I would like to make a comparison between what you do and a 50/50 buy and hold portfolio. Perhaps there is a website with your results? Thank you in advance
Thanks, Roger, for the Australia discussion. I've been thinking about getting into the Aussie dollar...I like their role supplying Asia with raw materials. But the "over-brokered" statement makes me wonder if they're exposed to a lot of the same downside as the USA. How do you think the AUD will hold up against the USD in the event Australia starts growing their national debt to stimulate their economy?
By the way, I'm the loon who commented recently about buy Swiss francs. Lately I've been accumulating some francs, gold, and silver. Even if these "doomsday" investments don't end up paying off (I honestly hope they don't), they've given me some peace of mind I didn't have before when my finances were totally in dollar-based assets. For that alone it's worth it.
Always look forward to checking your blog. Thanks.
Roger- came across this link from the BP, thought you may be interested.
http://zerohedge.blogspot.com/2009/04/incredibly-shrinking-market-liquidity.html
I posted the question on the definition of a bear/bull market last week. Thanks for taking the time to respond.
The fact that it takes a fairly long, and not overly concise explanation, seems to prove my main point. Overall, the terms don't seem to provide much insight and even worse could just seem to add confusion and emotion for the "average" investor.
requitize means trying to have the portfolio move with the market or even be more volatile than the market. at certain points this makes sense and certain points not. getting into percentages in print becomes an issue of advertising. check the quarterly end videos for numbers
10:43, you are right about not be easy in the way I think you mean it. what is easy is diversified portfolio, save a lot of money have very little debt. The more nuance you explore the more complicated it gets but chances are whatever your emotions are telling you to do, the opposite path is probably better. even better is if you cna remove emotions entirely.
Is there any concise statement of your investing philosophy available on your blog? For example, I know you are not an adherent to the buy and hold philosophy of maintaining certain allocations to stocks, bonds, cash and/or other asset classes. Nor do I believe that you consider valuations in the Graham tradition, that is to overweight in stocks in high-yield, low multiple enviroments and vice versa. Nor do I sense that income from a portfolio is prmary consideration for you.

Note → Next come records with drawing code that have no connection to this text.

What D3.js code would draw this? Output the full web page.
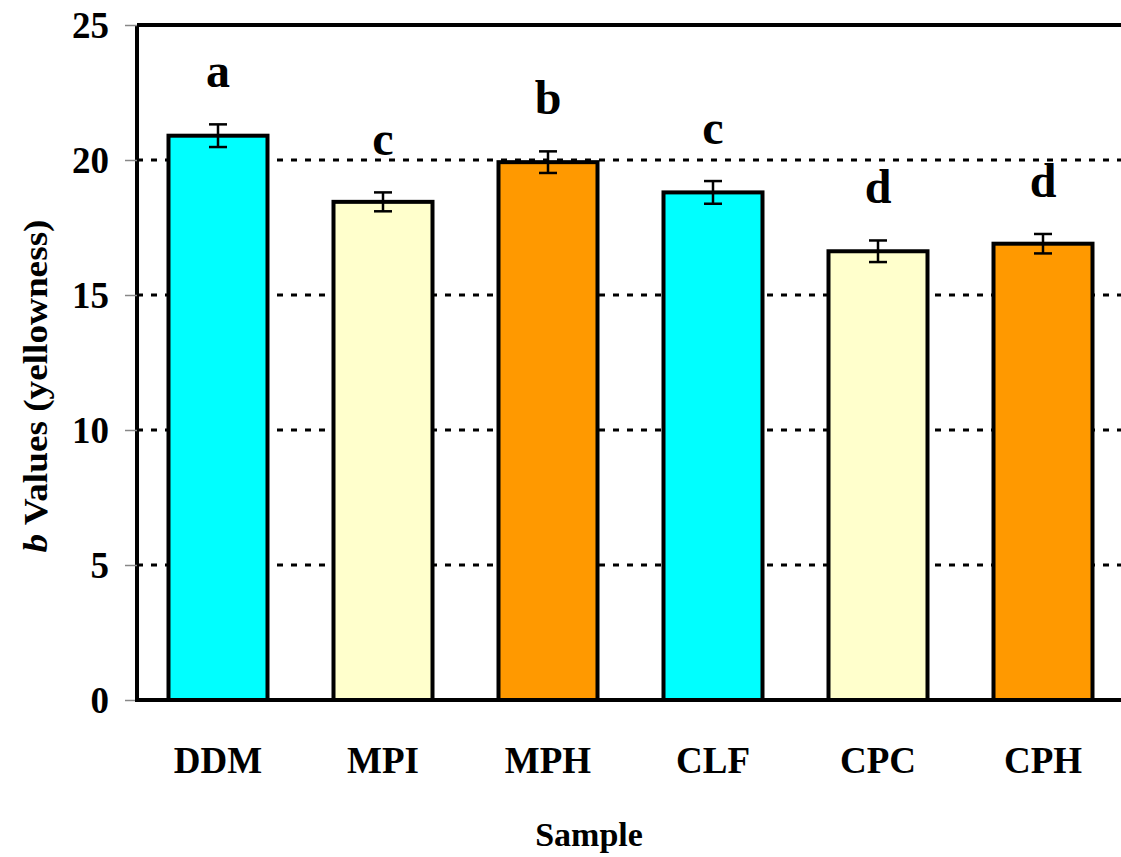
<!DOCTYPE html>
<html>
<head>
<meta charset="utf-8">
<script src="https://cdn.jsdelivr.net/npm/d3@7/dist/d3.min.js"></script>
<style>
  html, body { margin: 0; padding: 0; background: #fff; }
  svg { display: block; }
  text { font-family: "Liberation Serif", "Times New Roman", serif; font-weight: bold; fill: #000; }
</style>
</head>
<body>
<svg id="chart" width="1121" height="857"></svg>
<script>
// Sample categories and measured b* (yellowness) values
const samples = ["DDM", "MPI", "MPH", "CLF", "CPC", "CPH"];
const bValues = [20.9, 18.45, 19.92, 18.8, 16.62, 16.9];
const bErrors = [0.42, 0.35, 0.4, 0.42, 0.4, 0.36];
const groupLetters = ["a", "c", "b", "c", "d", "d"];
const barColors = ["#00FFFF", "#FFFFCC", "#FF9900", "#00FFFF", "#FFFFCC", "#FF9900"];
const yTicks = [0, 5, 10, 15, 20, 25];

const svg = d3.select("#chart");
const plotLeft = 137, plotTop = 25, plotRight = 1127, plotBottom = 700;

const x = d3.scaleBand().domain(samples).range([plotLeft - 1.5, plotRight - 1.5])
  .paddingInner(0.4).paddingOuter(0.2);
const y = d3.scaleLinear().domain([0, 25]).range([plotBottom, plotTop]);

// dotted horizontal gridlines
svg.append("g").selectAll("line")
  .data(yTicks.filter(t => t > 0 && t < 25))
  .join("line")
  .attr("x1", plotLeft).attr("x2", plotRight)
  .attr("y1", d => y(d)).attr("y2", d => y(d))
  .attr("stroke", "#000").attr("stroke-width", 3)
  .attr("stroke-dasharray", "6,8");

// frame top edge
svg.append("line")
  .attr("x1", plotLeft).attr("x2", plotRight)
  .attr("y1", y(25)).attr("y2", y(25))
  .attr("stroke", "#000").attr("stroke-width", 4);

// bars
svg.append("g").selectAll("rect")
  .data(samples)
  .join("rect")
  .attr("x", d => x(d))
  .attr("y", (d, i) => y(bValues[i]))
  .attr("width", x.bandwidth())
  .attr("height", (d, i) => y(0) - y(bValues[i]))
  .attr("fill", (d, i) => barColors[i])
  .attr("stroke", "#000").attr("stroke-width", 4);

// error bars
const eb = svg.append("g").attr("stroke", "#000").attr("stroke-width", 2.5);
samples.forEach((s, i) => {
  const cx = x(s) + x.bandwidth() / 2;
  const hi = y(bValues[i] + bErrors[i]), lo = y(bValues[i] - bErrors[i]);
  eb.append("line").attr("x1", cx).attr("x2", cx).attr("y1", hi).attr("y2", lo);
  eb.append("line").attr("x1", cx - 9).attr("x2", cx + 9).attr("y1", hi).attr("y2", hi);
  eb.append("line").attr("x1", cx - 9).attr("x2", cx + 9).attr("y1", lo).attr("y2", lo);
});

// significance letters
svg.append("g").selectAll("text")
  .data(samples)
  .join("text")
  .attr("x", d => x(d) + x.bandwidth() / 2)
  .attr("y", (d, i) => y(bValues[i] + bErrors[i]) - 37)
  .attr("text-anchor", "middle")
  .style("font-size", "48px")
  .text((d, i) => groupLetters[i]);

// y axis
const yAxis = svg.append("g")
  .attr("transform", `translate(${plotLeft},0)`)
  .call(d3.axisLeft(y).tickValues(yTicks).tickSize(12).tickPadding(16).tickFormat(d3.format("d")));
yAxis.select(".domain").attr("stroke", "#000").attr("stroke-width", 4)
  .attr("d", `M0,${plotTop}V${plotBottom}`);
yAxis.selectAll(".tick line").attr("stroke", "#888").attr("stroke-width", 1.5);
yAxis.selectAll(".tick text")
  .style("font-size", "37px")
  .style("font-family", "'Liberation Serif', serif")
  .style("font-weight", "bold")
  .attr("dy", "0.35em");

// x axis baseline
svg.append("line")
  .attr("x1", plotLeft - 2).attr("x2", plotRight)
  .attr("y1", plotBottom).attr("y2", plotBottom)
  .attr("stroke", "#000").attr("stroke-width", 4);

// category labels
svg.append("g").selectAll("text")
  .data(samples)
  .join("text")
  .attr("x", d => x(d) + x.bandwidth() / 2)
  .attr("y", 773)
  .attr("text-anchor", "middle")
  .style("font-size", "37px")
  .text(d => d);

// axis titles
svg.append("text")
  .attr("x", 589).attr("y", 846)
  .attr("text-anchor", "middle")
  .style("font-size", "34px")
  .text("Sample");

const yt = svg.append("text")
  .attr("transform", "translate(47,386) rotate(-90)")
  .attr("text-anchor", "middle")
  .style("font-size", "34px")
  .attr("textLength", 333)
  .attr("lengthAdjust", "spacingAndGlyphs");
yt.append("tspan").style("font-style", "italic").text("b");
yt.append("tspan").text(" Values (yellowness)");
</script>
</body>
</html>
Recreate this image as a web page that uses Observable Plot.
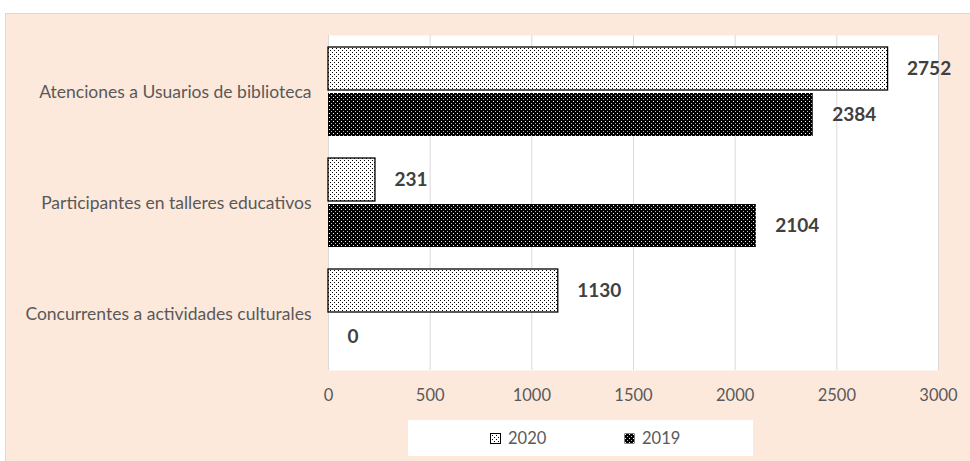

You have mentioned that risk-adjusted return is important, but exactly how do you tranlate that notion into action? Are there certain parameters and conditions that must be met before you take certain action aside from 200 DMA and inverted yield curve? How do you determine which sector is favorable for investing in? You don't seem to be a numbers guy, more of a feel of the market. I am just trying to figure out your general methodology.
not to turn this into an overt schill but you could look at our website ysfi.com.
very concisely i take what I know of market history combined with what I believe is going on now and try to construct a forward looking analysis.